Psalm 106 29 Bonus section
The Hebrew word ma'alalim (rendered "inventions") carries a strong sense of misdoing or wicked practice. It appears elsewhere, such as in Psalm 14:1 ("They have done abominable deeds" where "deeds" is ma'alalim) or Hosea 9:15 ("Because of the evil of their deeds"). This further underscores that their "inventions" were not harmless deviations but offensive acts, carefully chosen in rebellion against God. The association of "eating sacrifices offered to the dead" (v.28) and the subsequent plague in v.29 highlights the abhorrence of necromancy and demon worship in God's eyes, an act of spiritual prostitution where Israel gave its loyalty and worship to dead idols instead of the living God. The judgment through plague reflects a recurring pattern in the Bible where divine justice against corporate sin manifests in widespread pestilence (e.g., Exod 9, 1 Chr 21). This specific instance became a paradigmatic example cited later by New Testament writers like Paul (1 Cor 10:8) to warn believers against similar temptations of immorality and idolatry.
Psalm 106 29 Commentary
Psalm 106:29 serves as a stark reminder of the direct and severe consequences of provoking a holy God through deliberate disobedience, particularly idolatry and spiritual impurity. The use of "provoked Him to anger with their inventions" signifies not merely accidental transgression but a calculated rejection of God's exclusive claim on their worship. Their "inventions" were their self-devised practices contrary to God's revealed will, highlighting the human propensity to depart from divine truth for corrupt alternatives. The phrase emphasizes the deliberate and even imaginative nature of their sin, demonstrating a creative defiance against God's law. This was spiritual adultery, an intimate betrayal of their covenant with YHWH, depicted as a "yoking" to a foreign deity.
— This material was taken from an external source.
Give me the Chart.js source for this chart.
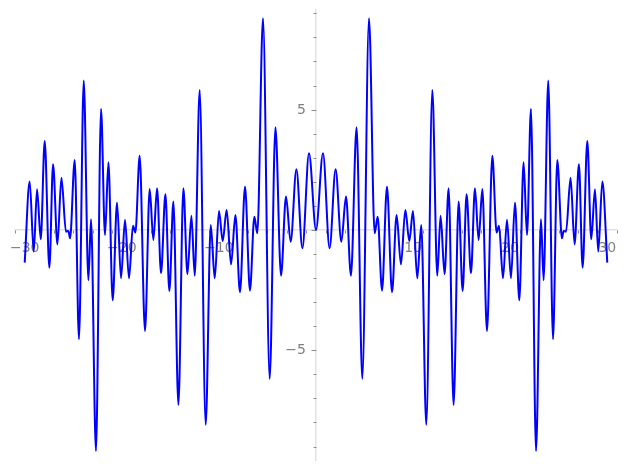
<!DOCTYPE html>
<html lang="en">
<head>
    <meta charset="UTF-8">
    <title>Plot</title>
    <script src="https://cdn.jsdelivr.net/npm/chart.js"></script>
    <style>
        html, body { margin: 0; padding: 0; background: white; }
        #wrap { width: 627px; height: 470px; }
    </style>
</head>
<body>
    <div id="wrap"><canvas id="plot"></canvas></div>
    <script>
        // turning points of the curve
        var xs = [
            -30.00, -29.49, -29.07, -28.73, -28.35, -27.94, -27.46, -27.08, -26.63, -26.22,
            -25.75, -25.50, -25.33, -24.85, -24.41, -23.92, -23.44, -23.17, -22.66, -22.14,
            -21.73, -21.38, -20.94, -20.49, -20.08, -19.67, -19.26, -18.85, -18.60, -18.16,
            -17.61, -17.13, -16.75, -16.37, -15.96, -15.51, -15.10, -14.69, -14.17, -13.66,
            -13.24, -12.83, -12.49, -11.98, -11.36, -10.84, -10.43, -9.99, -9.61, -9.20,
            -8.75, -8.30, -7.83, -7.31, -6.80, -6.35, -6.04, -5.46, -4.77, -4.18,
            -3.60, -3.09, -2.61, -2.02, -1.40, -0.72,
            0.00,
            0.72, 1.40, 2.02, 2.61, 3.09, 3.60,
            4.18, 4.77, 5.46, 6.04, 6.35, 6.80, 7.31, 7.83, 8.30, 8.75,
            9.20, 9.61, 9.99, 10.43, 10.84, 11.36, 11.98, 12.49, 12.83, 13.24,
            13.66, 14.17, 14.69, 15.10, 15.51, 15.96, 16.37, 16.75, 17.13, 17.61,
            18.16, 18.60, 18.85, 19.26, 19.67, 20.08, 20.49, 20.94, 21.38, 21.73,
            22.14, 22.66, 23.17, 23.44, 23.92, 24.41, 24.85, 25.33, 25.50, 25.75,
            26.22, 26.63, 27.08, 27.46, 27.94, 28.35, 28.73, 29.07, 29.49, 30.00
        ];
        var ys = [
            -1.36, 2.01, -0.90, 1.69, -0.39, 3.70, -1.57, 2.73, -0.60, 2.17,
            -0.07, -0.04, -0.35, 2.91, -4.54, 6.21, -2.09, 0.44, -9.19, 5.03,
            -0.21, 2.81, -2.92, 1.13, -2.01, 0.42, -2.01, 0.17, -0.11, 3.08,
            -4.20, 1.70, -0.42, 1.73, -1.80, 1.48, -2.54, 1.18, -7.27, 1.73,
            -1.84, 0.59, -1.90, 5.82, -8.10, 0.21, -2.01, 0.79, -0.46, 0.83,
            -1.43, 0.62, -2.59, 1.80, -2.52, 0.55, -0.14, 8.80, -6.19, 4.27,
            -1.90, 1.39, -0.49, 2.52, -0.76, 3.19,
            0.00,
            3.19, -0.76, 2.52, -0.49, 1.39, -1.90,
            4.27, -6.19, 8.80, -0.14, 0.55, -2.52, 1.80, -2.59, 0.62, -1.43,
            0.83, -0.46, 0.79, -2.01, 0.21, -8.10, 5.82, -1.90, 0.59, -1.84,
            1.73, -7.27, 1.18, -2.54, 1.48, -1.80, 1.73, -0.42, 1.70, -4.20,
            3.08, -0.11, 0.17, -2.01, 0.42, -2.01, 1.13, -2.92, 2.81, -0.21,
            5.03, -9.19, 0.44, -2.09, 6.21, -4.54, 2.91, -0.35, -0.04, -0.07,
            2.17, -0.60, 2.73, -1.57, 3.70, -0.39, 1.69, -0.90, 2.01, -1.36
        ];
        var xTickLabels = [-30, -20, -10, 10, 20, 30];
        var yTickLabels = [-5, 5];

        var points = xs.map(function (x, i) { return { x: x, y: ys[i] }; });

        function minusSign(v) {
            return v < 0 ? '\u2212' + Math.abs(v) : String(v);
        }

        var axisGray = '#e3e3e3';
        var tickGray = '#8c8c8c';
        var labelGray = '#808080';

        // matplotlib-like ticks and labels on the centred axes
        var centerAxes = {
            id: 'centerAxes',
            beforeDatasetsDraw: function (chart) {
                var ctx = chart.ctx;
                var sx = chart.scales.x, sy = chart.scales.y;
                var ox = Math.round(sx.getPixelForValue(0)) + 0.5;
                var oy = Math.round(sy.getPixelForValue(0)) + 0.5;
                ctx.save();
                ctx.strokeStyle = tickGray;
                ctx.lineWidth = 1;
                ctx.beginPath();
                sx.ticks.forEach(function (t) {
                    var px = Math.round(sx.getPixelForValue(t.value)) + 0.5;
                    var len = t.value % 10 === 0 ? 5 : 3;
                    ctx.moveTo(px, oy);
                    ctx.lineTo(px, oy + len);
                });
                sy.ticks.forEach(function (t) {
                    var py = Math.round(sy.getPixelForValue(t.value)) + 0.5;
                    var len = t.value % 5 === 0 ? 5 : 3;
                    ctx.moveTo(ox, py);
                    ctx.lineTo(ox - len, py);
                });
                ctx.stroke();

                ctx.fillStyle = labelGray;
                ctx.font = '14px "DejaVu Sans"';
                ctx.textBaseline = 'alphabetic';
                ctx.textAlign = 'center';
                xTickLabels.forEach(function (v) {
                    ctx.fillText(minusSign(v), sx.getPixelForValue(v), oy + 21.5);
                });
                ctx.textAlign = 'right';
                yTickLabels.forEach(function (v) {
                    ctx.fillText(minusSign(v), ox - 10.5, sy.getPixelForValue(v) + 4);
                });
                ctx.restore();
            }
        };

        var plot = new Chart(document.getElementById('plot'), {
            type: 'line',
            data: {
                datasets: [{
                    data: points,
                    borderColor: '#0000ff',
                    borderWidth: 2,
                    pointRadius: 0,
                    cubicInterpolationMode: 'monotone',
                    fill: false
                }]
            },
            options: {
                responsive: true,
                maintainAspectRatio: false,
                animation: false,
                layout: { padding: { left: 15, right: 10, top: 10, bottom: 10 } },
                plugins: { legend: { display: false }, tooltip: { enabled: false } },
                scales: {
                    x: {
                        type: 'linear',
                        position: { y: 0 },
                        min: -31,
                        max: 31,
                        border: { display: true, color: axisGray, width: 1.5 },
                        grid: { display: false },
                        ticks: { display: false, stepSize: 2, includeBounds: false, autoSkip: false }
                    },
                    y: {
                        type: 'linear',
                        position: { x: 0 },
                        min: -9.56,
                        max: 9.14,
                        border: { display: true, color: axisGray, width: 1.5 },
                        grid: { display: false },
                        ticks: { display: false, stepSize: 1, includeBounds: false, autoSkip: false }
                    }
                }
            },
            plugins: [centerAxes]
        });
    </script>
</body>
</html>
The swift outbreak of the magefah (plague) vividly demonstrates that God's justice is neither slow nor indifferent to sin. It signifies immediate, supernatural intervention, designed both as punishment and as a stark warning. This historical event at Baal Peor, involving 24,000 deaths (Num 25:9), underscores the holiness and righteousness of God, affirming that while He is patient, He is also absolutely just in responding to blatant rebellion. The incident highlights the peril of spiritual compromise and the dire consequences of neglecting God's warnings about idol worship and immorality, a lesson that resonated through Israel's history and finds echoes in New Testament admonitions against similar sins.